The aspect of omnipresence: right on the spot, the Buddha entered dhyana-samadhi 禪定正受. He rose into the air 陵虚 and moved to the east. There he demonstrated the four modes of walking, standing, sitting, and reclining before entering fire samadhi and emitting all kinds of fire and light. Both water and fire appeared, in the colors blue, yellow, red, white, crimson, and crystal. Fire emerged from his lower half, and water emerged from his upper half; fire emerged from his upper half, and water emerged from his lower half. He repeated this for each of the four cardinal directions. Having thus performed these various transformations, he sat back down among the crowd. This is called the aspect of omnipresence 神足示現.

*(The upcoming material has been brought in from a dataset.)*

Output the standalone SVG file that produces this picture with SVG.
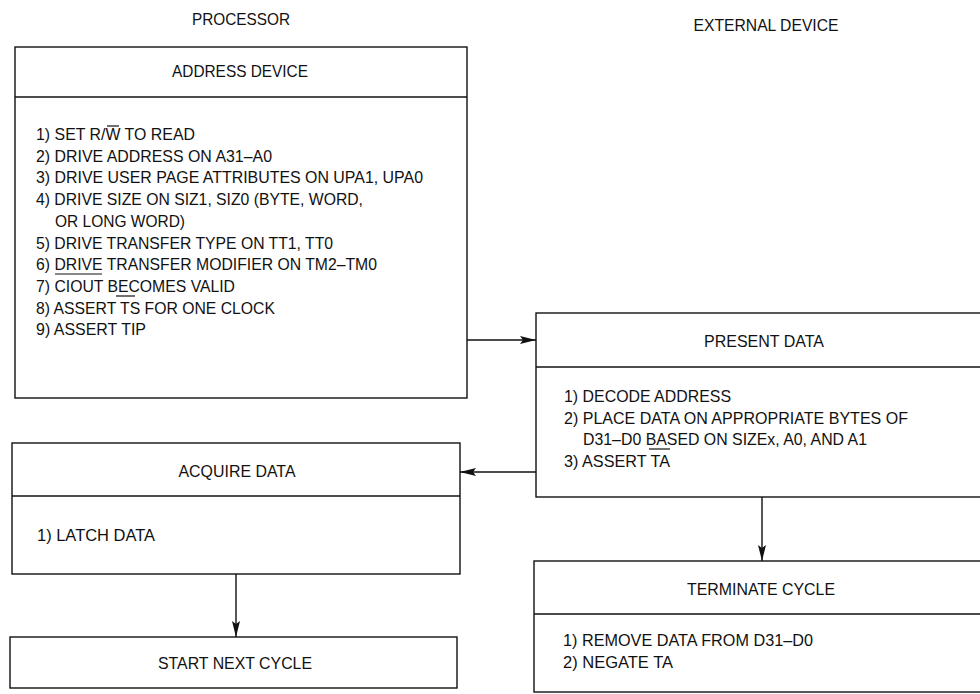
<svg xmlns="http://www.w3.org/2000/svg" width="980" height="694" viewBox="0 0 980 694">
<style>
  .box { fill: none; stroke: #111; stroke-width: 1.4; }
  .div { stroke: #111; stroke-width: 1.4; }
  .t { font-family: "Liberation Sans", Arial, sans-serif; font-size: 16.5px; fill: #111; }
  .h { text-anchor: middle; }
  .bar { stroke: #111; stroke-width: 1.2; }
  .conn { stroke: #111; stroke-width: 1.4; fill: none; marker-end: url(#arr); }
</style>
<defs>
  <marker id="arr" markerUnits="userSpaceOnUse" markerWidth="18" markerHeight="10" refX="16" refY="4" orient="auto">
    <path d="M0,0 L16,4 L0,8 L3,4 z" fill="#111"/>
  </marker>
</defs>
<rect width="980" height="694" fill="#fff"/>

<text class="t h" x="241" y="25" textLength="98" lengthAdjust="spacingAndGlyphs">PROCESSOR</text>
<text class="t h" x="766" y="31" textLength="145" lengthAdjust="spacingAndGlyphs">EXTERNAL DEVICE</text>

<g id="address-device">
  <rect class="box" x="15" y="47" width="452" height="351"/>
  <line class="div" x1="15" y1="97" x2="467" y2="97"/>
  <text class="t h" x="240" y="77" textLength="136" lengthAdjust="spacingAndGlyphs">ADDRESS DEVICE</text>
  <text class="t" x="36" y="140" textLength="159" lengthAdjust="spacingAndGlyphs">1) SET R/W TO READ</text>
  <text class="t" x="36" y="161.7" textLength="236" lengthAdjust="spacingAndGlyphs">2) DRIVE ADDRESS ON A31–A0</text>
  <text class="t" x="36" y="183.4" textLength="387" lengthAdjust="spacingAndGlyphs">3) DRIVE USER PAGE ATTRIBUTES ON UPA1, UPA0</text>
  <text class="t" x="36" y="205.1" textLength="327" lengthAdjust="spacingAndGlyphs">4) DRIVE SIZE ON SIZ1, SIZ0 (BYTE, WORD,</text>
  <text class="t" x="55" y="226.8" textLength="130" lengthAdjust="spacingAndGlyphs">OR LONG WORD)</text>
  <text class="t" x="36" y="248.5" textLength="297" lengthAdjust="spacingAndGlyphs">5) DRIVE TRANSFER TYPE ON TT1, TT0</text>
  <text class="t" x="36" y="270.2" textLength="341" lengthAdjust="spacingAndGlyphs">6) DRIVE TRANSFER MODIFIER ON TM2–TM0</text>
  <text class="t" x="36" y="291.9" textLength="199" lengthAdjust="spacingAndGlyphs">7) CIOUT BECOMES VALID</text>
  <text class="t" x="36" y="313.6" textLength="239" lengthAdjust="spacingAndGlyphs">8) ASSERT TS FOR ONE CLOCK</text>
  <text class="t" x="36" y="335.3" textLength="110" lengthAdjust="spacingAndGlyphs">9) ASSERT TIP</text>
  <line class="bar" x1="107" y1="126" x2="119" y2="126"/>
  <line class="bar" x1="55" y1="274" x2="102" y2="274"/>
  <line class="bar" x1="116" y1="296" x2="135" y2="296"/>
</g>

<g id="present-data">
  <rect class="box" x="536" y="313" width="460" height="184"/>
  <line class="div" x1="536" y1="367" x2="980" y2="367"/>
  <text class="t h" x="764" y="347" textLength="120" lengthAdjust="spacingAndGlyphs">PRESENT DATA</text>
  <text class="t" x="564" y="402" textLength="167" lengthAdjust="spacingAndGlyphs">1) DECODE ADDRESS</text>
  <text class="t" x="564" y="423.7" textLength="344" lengthAdjust="spacingAndGlyphs">2) PLACE DATA ON APPROPRIATE BYTES OF</text>
  <text class="t" x="583" y="445.4" textLength="284" lengthAdjust="spacingAndGlyphs">D31–D0 BASED ON SIZEx, A0, AND A1</text>
  <text class="t" x="564" y="467.1" textLength="106" lengthAdjust="spacingAndGlyphs">3) ASSERT TA</text>
  <line class="bar" x1="649" y1="449" x2="670" y2="449"/>
</g>

<g id="acquire-data">
  <rect class="box" x="12" y="443" width="448" height="131"/>
  <line class="div" x1="12" y1="496" x2="460" y2="496"/>
  <text class="t h" x="237" y="477" textLength="117" lengthAdjust="spacingAndGlyphs">ACQUIRE DATA</text>
  <text class="t" x="37" y="541" textLength="118" lengthAdjust="spacingAndGlyphs">1) LATCH DATA</text>
</g>

<g id="terminate-cycle">
  <rect class="box" x="534" y="561" width="460" height="131"/>
  <line class="div" x1="534" y1="614" x2="980" y2="614"/>
  <text class="t h" x="761" y="595" textLength="148" lengthAdjust="spacingAndGlyphs">TERMINATE CYCLE</text>
  <text class="t" x="563" y="646" textLength="250" lengthAdjust="spacingAndGlyphs">1) REMOVE DATA FROM D31–D0</text>
  <text class="t" x="563" y="668" textLength="110" lengthAdjust="spacingAndGlyphs">2) NEGATE TA</text>
</g>

<g id="start-next-cycle">
  <rect class="box" x="10" y="637" width="447" height="51"/>
  <text class="t h" x="235" y="669" textLength="154" lengthAdjust="spacingAndGlyphs">START NEXT CYCLE</text>
</g>

<g id="connectors">
  <line class="conn" x1="467" y1="340" x2="536" y2="340"/>
  <line class="conn" x1="536" y1="472" x2="460" y2="472"/>
  <line class="conn" x1="762" y1="497" x2="762" y2="561"/>
  <line class="conn" x1="236" y1="574" x2="236" y2="637"/>
</g>
</svg>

The aspect of mind-reading: according to the minds of others, the wills of others, the consciousness of others, [he was able to say], "He must think thus, and not think thus"; "He must have equanimity like so"; "He must abide thus in bodily realization". This is called the aspect of mind-reading.

The aspect of persuasion: the Buddha taught as follows. 'Monks, all is aflame 一切燒然. In what way is all aflame? I tell you that the eye is aflame. So too are forms, eye-consciousness, eye-contact, and sensations that arise dependent on eye-contact 眼觸因緣生受: pain, pleasure, the absence of pain and the absence of pleasure; these too are aflame. So too are the ear, the nose, the tongue, the body, and the mind aflame. So too are entities 法 [eye:forms::mind:entities], mind-consciousness, mind-contact, and sensations that arise dependent on mind-contact: pain, pleasure, the absence of pain and the absence of pleasure; these too are aflame. With what are they aflame? With the fires of greed 貪火 are they aflame. With the fires of hate 恚火 are they aflame. With the fires of ignorance 癡火 are they aflame. With the fires of birth, aging, sickness, death, grief, pity, worry, and pain are they aflame.

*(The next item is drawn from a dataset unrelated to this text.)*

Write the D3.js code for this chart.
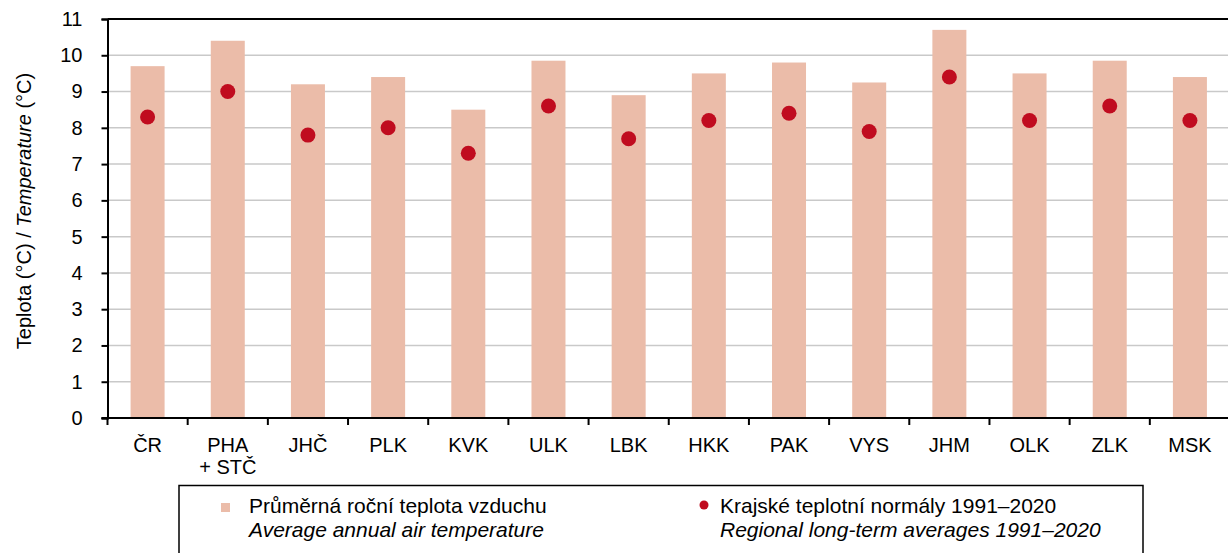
<!DOCTYPE html>
<html>
<head>
<meta charset="utf-8">
<script src="https://cdn.jsdelivr.net/npm/d3@7"></script>
<style>
  body { margin: 0; background: #fff; }
  svg { display: block; font-family: "Liberation Sans", Arial, sans-serif; }
</style>
</head>
<body>
<svg id="chart" width="1228" height="553"></svg>
<script>
// regions (two-line labels split with \n)
const regions = ['ČR', 'PHA\n+ STČ', 'JHČ', 'PLK', 'KVK', 'ULK', 'LBK', 'HKK', 'PAK', 'VYS', 'JHM', 'OLK', 'ZLK', 'MSK'];
// average annual air temperature
const annualTemp = [9.7, 10.4, 9.2, 9.4, 8.5, 9.85, 8.9, 9.5, 9.8, 9.25, 10.7, 9.5, 9.85, 9.4];
// regional normals 1991–2020
const normals = [8.3, 9.0, 7.8, 8.0, 7.3, 8.6, 7.7, 8.2, 8.4, 7.9, 9.4, 8.2, 8.6, 8.2];
const yTicks = [0, 1, 2, 3, 4, 5, 6, 7, 8, 9, 10, 11];

const barColor = '#ebbca9';
const dotColor = '#c00c1f';
const fontSize = 20;

const margin = { top: 19, left: 107.5, bottom: 418, right: 1230 };

const svg = d3.select('#chart');

const x = d3.scaleBand()
  .domain(regions)
  .range([margin.left, margin.right])
  .padding(0);

const y = d3.scaleLinear()
  .domain([0, 11])
  .range([margin.bottom, margin.top]);

// GRID
svg.append('g')
  .selectAll('line')
  .data(yTicks.filter(d => d > 0 && d < 11))
  .join('line')
  .attr('x1', margin.left)
  .attr('x2', margin.right)
  .attr('y1', d => y(d))
  .attr('y2', d => y(d))
  .attr('stroke', '#c9c9c9')
  .attr('stroke-width', 1.5);

// top frame line
svg.append('line')
  .attr('x1', margin.left)
  .attr('x2', margin.right)
  .attr('y1', y(11))
  .attr('y2', y(11))
  .attr('stroke', '#000')
  .attr('stroke-width', 2);

// BARS
const barW = 34;
svg.append('g')
  .selectAll('rect')
  .data(regions)
  .join('rect')
  .attr('x', d => x(d) + x.bandwidth() / 2 - barW / 2)
  .attr('width', barW)
  .attr('y', (d, i) => y(annualTemp[i]))
  .attr('height', (d, i) => y(0) - y(annualTemp[i]))
  .attr('fill', barColor);

// DOTS
svg.append('g')
  .selectAll('circle')
  .data(regions)
  .join('circle')
  .attr('cx', d => x(d) + x.bandwidth() / 2)
  .attr('cy', (d, i) => y(normals[i]))
  .attr('r', 7.5)
  .attr('fill', dotColor);

// Y AXIS
const yAxis = svg.append('g')
  .attr('transform', `translate(${margin.left},0)`)
  .call(d3.axisLeft(y).tickValues(yTicks).tickSize(6).tickPadding(19).tickFormat(d3.format('d')));
yAxis.select('.domain').attr('stroke', '#000').attr('stroke-width', 2);
yAxis.selectAll('.tick line').attr('stroke', '#000').attr('stroke-width', 2);
yAxis.selectAll('.tick text')
  .attr('font-size', fontSize)
  .attr('font-family', '"Liberation Sans", Arial, sans-serif')
  .attr('fill', '#000');

// X AXIS
const xAxis = svg.append('g');
xAxis.append('line')
  .attr('x1', margin.left - 6)
  .attr('x2', margin.right)
  .attr('y1', y(0))
  .attr('y2', y(0))
  .attr('stroke', '#000')
  .attr('stroke-width', 2);
xAxis.selectAll('line.tk')
  .data(regions)
  .join('line')
  .attr('class', 'tk')
  .attr('x1', d => x(d))
  .attr('x2', d => x(d))
  .attr('y1', y(0))
  .attr('y2', y(0) + 7)
  .attr('stroke', '#000')
  .attr('stroke-width', 2);

const labels = xAxis.selectAll('text')
  .data(regions)
  .join('text')
  .attr('text-anchor', 'middle')
  .attr('font-size', fontSize)
  .attr('fill', '#000');
labels.each(function (d) {
  const t = d3.select(this);
  const cx = x(d) + x.bandwidth() / 2;
  d.split('\n').forEach((line, i) => {
    t.append('tspan')
      .attr('x', cx)
      .attr('y', 452 + i * 21.5)
      .text(line);
  });
});

// Y LABEL
const yl = svg.append('text')
  .attr('transform', 'translate(31,211) rotate(-90)')
  .attr('text-anchor', 'middle')
  .attr('font-size', fontSize)
  .attr('fill', '#000');
yl.append('tspan').text('Teplota (°C) / ');
yl.append('tspan').attr('font-style', 'italic').text('Temperature');
yl.append('tspan').text(' (°C)');

// LEGEND
const legend = svg.append('g');
legend.append('rect')
  .attr('x', 179)
  .attr('y', 485.5)
  .attr('width', 964)
  .attr('height', 90)
  .attr('fill', '#fff')
  .attr('stroke', '#000')
  .attr('stroke-width', 1.5);

legend.append('rect')
  .attr('x', 221)
  .attr('y', 503)
  .attr('width', 9)
  .attr('height', 9)
  .attr('fill', barColor);
legend.append('circle')
  .attr('cx', 704)
  .attr('cy', 505)
  .attr('r', 4.5)
  .attr('fill', dotColor);

const legendItems = [
  { x: 249, cz: 'Průměrná roční teplota vzduchu', en: 'Average annual air temperature' },
  { x: 720, cz: 'Krajské teplotní normály 1991–2020', en: 'Regional long-term averages 1991–2020' }
];
legendItems.forEach(it => {
  legend.append('text')
    .attr('x', it.x).attr('y', 513)
    .attr('font-size', 21).attr('fill', '#000')
    .text(it.cz);
  legend.append('text')
    .attr('x', it.x).attr('y', 537)
    .attr('font-size', 21).attr('font-style', 'italic').attr('fill', '#000')
    .text(it.en);
});
</script>
</body>
</html>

At this time the thousand monks, having heard the Buddha's sermon, were liberated at heart from the arising of any fault 不起諸漏心得解脫. Here the Buddha finished his sermon, and all of the monks, having heard the Buddha's sermon, rejoiced in devotion 歡喜奉行.

Apart from the awesome introduction, one difference from the Pali equivalent (English translations: one, two) that interests me is the handling of repetition. In Pali, as I understand it, repeated paragraphs are either written out in full or with the equivalent of ditto marks (and then at least read in full). But the Chinese version has a different summarizing technique: the first and last in the series are written out ("eye ... forms, eye-consciousness, etc." and then "mind ... entities, mind-consciousness, etc."), and everything else is provided as a list in between. That is, we are to understand that it is not just the ear that is aflame, but also smells, ear-consciousness, etc., and so on for all the sense organs.

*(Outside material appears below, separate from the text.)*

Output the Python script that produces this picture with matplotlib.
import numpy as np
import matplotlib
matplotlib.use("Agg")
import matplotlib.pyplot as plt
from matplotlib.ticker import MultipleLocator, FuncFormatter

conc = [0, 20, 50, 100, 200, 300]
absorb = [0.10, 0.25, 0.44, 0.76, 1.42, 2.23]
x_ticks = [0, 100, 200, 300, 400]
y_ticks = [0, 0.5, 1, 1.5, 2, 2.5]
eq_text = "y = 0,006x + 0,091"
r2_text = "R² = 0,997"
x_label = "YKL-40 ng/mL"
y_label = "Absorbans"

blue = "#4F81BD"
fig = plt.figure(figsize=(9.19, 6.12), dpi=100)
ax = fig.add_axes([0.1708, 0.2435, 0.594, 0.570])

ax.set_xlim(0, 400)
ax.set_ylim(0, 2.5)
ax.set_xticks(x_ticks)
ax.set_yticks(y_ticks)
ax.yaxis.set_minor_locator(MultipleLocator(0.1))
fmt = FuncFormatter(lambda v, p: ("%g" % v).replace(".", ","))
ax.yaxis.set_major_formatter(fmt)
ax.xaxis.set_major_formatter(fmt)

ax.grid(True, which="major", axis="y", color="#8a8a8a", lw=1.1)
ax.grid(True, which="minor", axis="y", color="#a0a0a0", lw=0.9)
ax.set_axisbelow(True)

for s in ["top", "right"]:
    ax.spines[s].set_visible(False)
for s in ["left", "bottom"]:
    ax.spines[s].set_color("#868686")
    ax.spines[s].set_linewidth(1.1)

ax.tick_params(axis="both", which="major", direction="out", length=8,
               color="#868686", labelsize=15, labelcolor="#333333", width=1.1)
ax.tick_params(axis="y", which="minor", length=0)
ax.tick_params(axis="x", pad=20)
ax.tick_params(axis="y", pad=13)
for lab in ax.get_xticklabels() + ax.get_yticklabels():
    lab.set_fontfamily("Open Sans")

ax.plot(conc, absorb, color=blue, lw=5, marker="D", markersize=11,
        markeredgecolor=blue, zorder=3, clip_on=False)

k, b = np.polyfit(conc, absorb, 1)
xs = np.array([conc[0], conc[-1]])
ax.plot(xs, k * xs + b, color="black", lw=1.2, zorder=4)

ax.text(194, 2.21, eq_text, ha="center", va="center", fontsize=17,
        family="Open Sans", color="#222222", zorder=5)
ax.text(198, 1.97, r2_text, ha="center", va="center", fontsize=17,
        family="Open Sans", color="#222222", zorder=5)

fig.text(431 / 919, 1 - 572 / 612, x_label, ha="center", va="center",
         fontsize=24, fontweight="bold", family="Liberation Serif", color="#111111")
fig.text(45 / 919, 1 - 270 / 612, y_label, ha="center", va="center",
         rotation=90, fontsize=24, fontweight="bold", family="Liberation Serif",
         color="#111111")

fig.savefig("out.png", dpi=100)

I do not believe that lists of this sort in Chinese scripture were intended to be expanded upon reading, either. There is an example of the technique in the Heart Sutra: "無眼界、乃至無意識界" is often translated something like "no realm of vision and no realm of thought," but what it really means is "no realm of vision through to no realm of thought" — a comprehensive dismissal of all of the eighteen realms. But I've never heard of someone reciting the sutra actually filling in the missing sixteen realms.